Since IANA ran out of IPv4 addresses, people are increasingly aware of how short the remaining lifetime of IPv4 is. With World IPv6 Day taking place this week, the issue has come into even sharper focus.
Since March 2011, the RIPE NCC has been publishing the size of its pool of available IPv4 addresses. All five Regional Internet Registries (RIRs) regularly publish the status of their IPv4 address pools. In the image below, you can see how the number of IPv4 addresses in the RIPE NCC pool changes over time.
The graph is updated weekly and is adjusted up or down as IPv4 addresses are distributed and returned. Currently, around 4.5 /8s (76 million IPv4 addresses) are still available, with a stable decrease of less than 1 million addresses on average per week over the last three months. A run-out-fairly policy was implemented to ensure a gradual reduction of the allocation and assignment periods. This ensures a fair distribution of the remaining address space.
The graph also includes the 12.58 million IPv4 addresses temporarily set aside for the De-Bogonising New Address Blocks project.

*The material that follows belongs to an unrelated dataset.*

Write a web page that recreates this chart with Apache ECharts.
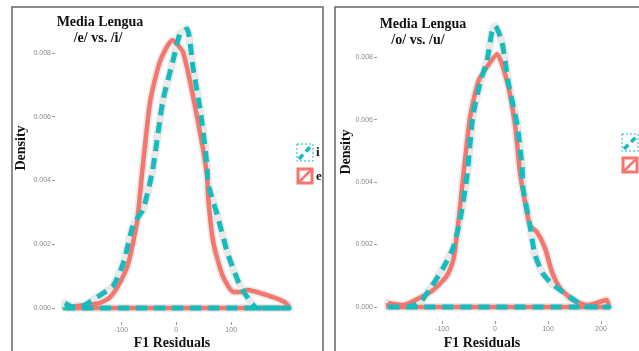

Under this project, pilot prefixes are announced to improve the routability of new address blocks. This is done only before real production prefixes are announced from the new block.
The last /8 that the RIPE NCC received from the IANA on 3 February 2011 is included in this graph and is shown by the yellow horizontal line. This last /8 will be allocated according to section 5.6 of the IPv4 Address Allocation and Assignment Policies for the RIPE NCC Service Region. Each Local Internet Registry (LIR) can receive one /22 allocation from the last /8 to ensure that new LIRs can still get IPv4 address space in the future. To receive this allocation, the LIR must have an IPv6 allocation to prepare for the coming transition to IPv6.
The RIPE NCC available pool graph can also be found on the RIPE NCC website.